One offsetting condition might be that higher yields and the resulting lower market levels could easily prompt millions to defer their retirement dates, and thus mitigate the upward pressure on yields. In any event, we can confidently suggest that demographic pressures are likely to be a headwind for asset valuation levels over the next 15 to 20 years as valuation-indifferent buyers become valuation-indifferent sellers, needing to sell at whatever price is available in order to buy goods and services in retirement.

Other Influences on EPS Growth
Stock market earnings per share grow in the very long term at a rate roughly equal to the GDP per capita growth rate, not the GDP growth rate. Why not the latter? Economic growth consists of the growth of existing enterprises and the creation of new enterprises. A healthy economy will experience robust entrepreneurial capitalism, with substantial and sustained new enterprise creation. The growth of existing enterprises is therefore slower than macroeconomic growth. An investor in the broad market is diluted by both share issuance of new companies and by secondary equity offerings as existing companies look to fund new initiatives.12Therefore, on average, per share earnings growth of existing companies must be slower than GDP growth.

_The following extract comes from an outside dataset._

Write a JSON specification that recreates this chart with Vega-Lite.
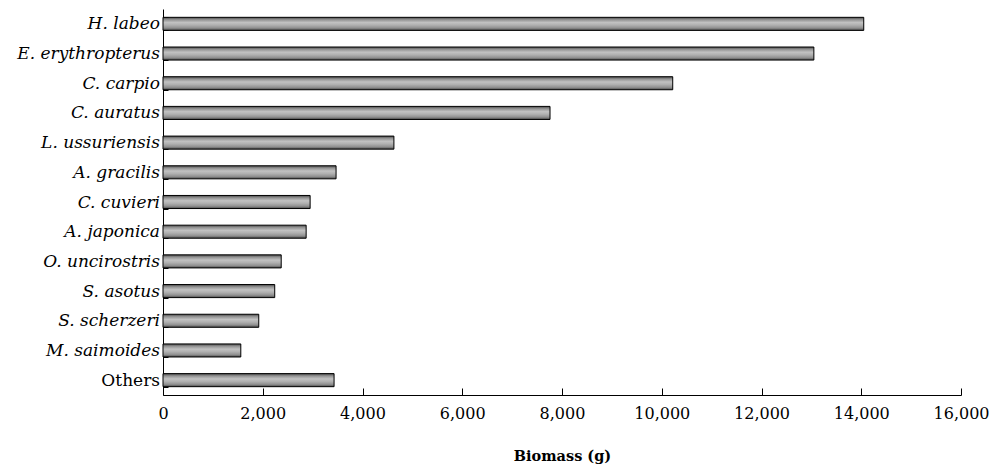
{
  "$schema": "https://vega.github.io/schema/vega-lite/v6.json",
  "autosize": {"type": "none"},
  "padding": {"left": 163, "top": 9, "right": 38, "bottom": 75},
  "width": 798,
  "height": 386,
  "background": "white",
  "config": {"view": {"stroke": null}},
  "data": {"values": [
    {"species": "H. labeo", "biomass": 14050},
    {"species": "E. erythropterus", "biomass": 13050},
    {"species": "C. carpio", "biomass": 10220},
    {"species": "C. auratus", "biomass": 7760},
    {"species": "L. ussuriensis", "biomass": 4630},
    {"species": "A. gracilis", "biomass": 3470},
    {"species": "C. cuvieri", "biomass": 2950},
    {"species": "A. japonica", "biomass": 2870},
    {"species": "O. uncirostris", "biomass": 2370},
    {"species": "S. asotus", "biomass": 2240},
    {"species": "S. scherzeri", "biomass": 1920},
    {"species": "M. saimoides", "biomass": 1560},
    {"species": "Others", "biomass": 3430}
  ]},
  "mark": {
    "type": "bar",
    "stroke": "black",
    "strokeWidth": 1,
    "color": {
      "gradient": "linear",
      "x1": 0, "y1": 0, "x2": 0, "y2": 1,
      "stops": [
        {"offset": 0, "color": "#4a4a4a"},
        {"offset": 0.18, "color": "#939393"},
        {"offset": 0.4, "color": "#c2c2c2"},
        {"offset": 0.6, "color": "#b0b0b0"},
        {"offset": 0.82, "color": "#909090"},
        {"offset": 1, "color": "#4a4a4a"}
      ]
    }
  },
  "encoding": {
    "y": {
      "field": "species",
      "type": "nominal",
      "sort": null,
      "scale": {"paddingInner": 0.56, "paddingOuter": 0.28},
      "axis": {
        "title": null,
        "domainColor": "black",
        "tickColor": "black",
        "tickBand": "extent",
        "tickSize": -5,
        "labelPadding": 8.5,
        "labelFont": "DejaVu Serif",
        "labelFontSize": 17,
        "labelColor": "black",
        "labelFontStyle": {"condition": {"test": "datum.value == 'Others'", "value": "normal"}, "value": "italic"}
      }
    },
    "x": {
      "field": "biomass",
      "type": "quantitative",
      "scale": {"domain": [0, 16000], "nice": false},
      "axis": {
        "title": "Biomass (g)",
        "values": [0, 2000, 4000, 6000, 8000, 10000, 12000, 14000, 16000],
        "format": ",d",
        "grid": false,
        "labelFlush": false,
        "domainColor": "black",
        "tickColor": "black",
        "tickSize": -7,
        "labelPadding": 17,
        "labelFont": "DejaVu Serif",
        "labelFontSize": 16,
        "labelColor": "black",
        "titleFont": "DejaVu Serif",
        "titleFontSize": 14.5,
        "titleFontWeight": "bold",
        "titleColor": "black",
        "titlePadding": 28
      }
    }
  }
}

In Figure 9, Panel A, we display the 10-year average GDP per capita growth rate. In the last decade the GDP per capita growth rate was almost one percentage point lower than the post-war average. Two factors are primarily responsible for the recent slowdown in growth of GDP per capita in the United States, as well as in Europe, Japan, and the rest of the developed world:

  • Slow business formation. The increasing monopolization of business and industry (cited by Grantham [2017] as impacting the future EPS growth rate) as well as the cooperation between government and established big business known as “crony capitalism” are likely limiting new business creation. The latter force can stifle entrepreneurial capitalism with a web of complex regulations and tax laws, easy for big companies to navigate, but far more difficult for start-ups to manage.
  • Slowing innovation. Past innovations led the way to remarkable increases in productivity, mobility, and speed of communication. Compare the productivity-boosting impact of the internal combustion engine, electricity, railways, penicillin, indoor plumbing, telephone, radio, and the computer to the impact of newer innovations such as Twitter, Facebook, and the iPhone; the comparison pretty clearly favors the former.13

Maybe earnings as a share of GDP can grow further; after all, as we can see in Figure 9, Panel B, earnings have grown handily in the last decade, from roughly 6%—the long-run average before 2008—to more than 9% in recent years. Grantham views this transition as evidence of strong earnings, justifying a higher CAPE ratio.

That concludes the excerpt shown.